1)落札される5日前、越後を終の棲家と考えていた50歳目前の夫婦が地震で家を失った
2)その夫婦は当初、やはり越後で再スタートを考えていたが、物件を見て回るうちに諦めた
3)夫(僕)は秩父の中古別荘を気に入り、契約を決めたが、突然、売り主が迷い始め、契約が寸前のところでペンディングされた
4)その直後に、皆伐が決まった雑木林に挟まれた土地と家が、WEBサイトに売り物件として掲載された
5)その土地にはすぐに買いたいという人が現れたが、まだ現地を見ていなかった
6)秩父の中古別荘の話が長引くのに嫌気が指した夫は、新しい物件を探し始めた。そのとき妻が「この雑木林を見て!」と、阿武隈の物件を見つける。

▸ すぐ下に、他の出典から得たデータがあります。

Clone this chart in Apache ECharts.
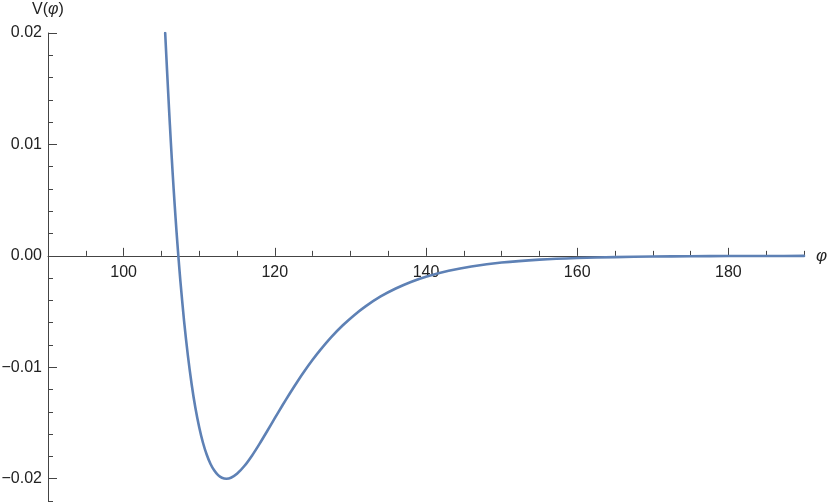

7)不動産屋に電話をしたが留守電だったので、その時点で一旦は「やはり縁がなかった」と諦めた。しかし、電話番号が記録されていて、不動産屋のほうから電話がかかってきた
8)後から連絡したのがむしろ功を奏して、先客より先に現地に入ることができた。そのため、購入意志も少しだけ早く伝えられた
9)不動産屋は周辺の地積図を用意してくれていた。それがあったために、後に家の前の道が私道であることが分かった
10)その冬、数十年ぶりの大雪となり、年内に伐採する予定が越年した
11)一方、越後は雪の降り出しが遅く(年明け後はとんでもない大雪になったが)、年内ぎりぎりに引っ越しが完了した。そのため、なんとか年末年始を阿武隈で過ごすことができた
12)伐採業者が一度は来たものの、雪で断念して引き上げた。そのときに作業員のひとりを捕まえて話ができたために、ことの次第が判明した
13)正月を挟んでいたため、伐採が伸びた。正月後にも何度かまとまった雪が降り、雪解けが遅れた
14)森林管理署の署員が、しっかり対応してくれた

……ざっと思い起こしてもこれだけのことが重なって、雑木林は皆伐を免れたのである。こうした偶然のどれひとつが欠けていても、今頃は丸裸になっていたはずだ。
例えば、僕らではなく、先客がこの土地を買っていたら、年内にやってくることはなかっただろうから、次に訪れたとき、目の前の山が丸裸になっていて愕然としたことだろう。
雪が降るのが遅れたら、あるいは数十年ぶりの積雪にならなかったら、やはりさっさと伐られていたに違いない。

「これ見て! この雑木林!」
と、パソコンのディスプレイを見ながら声をあげた妻の姿を、今、僕は鮮明に思い起こしている。
彼女はきっと呼ばれたのだ。
伐られる運命を知ったこの雑木林に。
あるいは、この雑木林に棲む何者かに呼ばれたのだ。
何者か?
……タヌパックだけに、やはりタヌキかなあ。
かつて8年一緒に暮らしたタヌキを、いちばん可愛がっていたのは妻だった。足腰が立たなくなってからはずっと家の中で「座敷狸」になっていて、最後は畳の上で僕らに見守られながら息を引き取った「たぬ」。
あの「たぬ」が、仲間の住処を守るために僕らをこの地に呼び寄せたのかもしれない。
唯物論者にどうあざ笑われようが、僕らは結構本気で、そう感じている。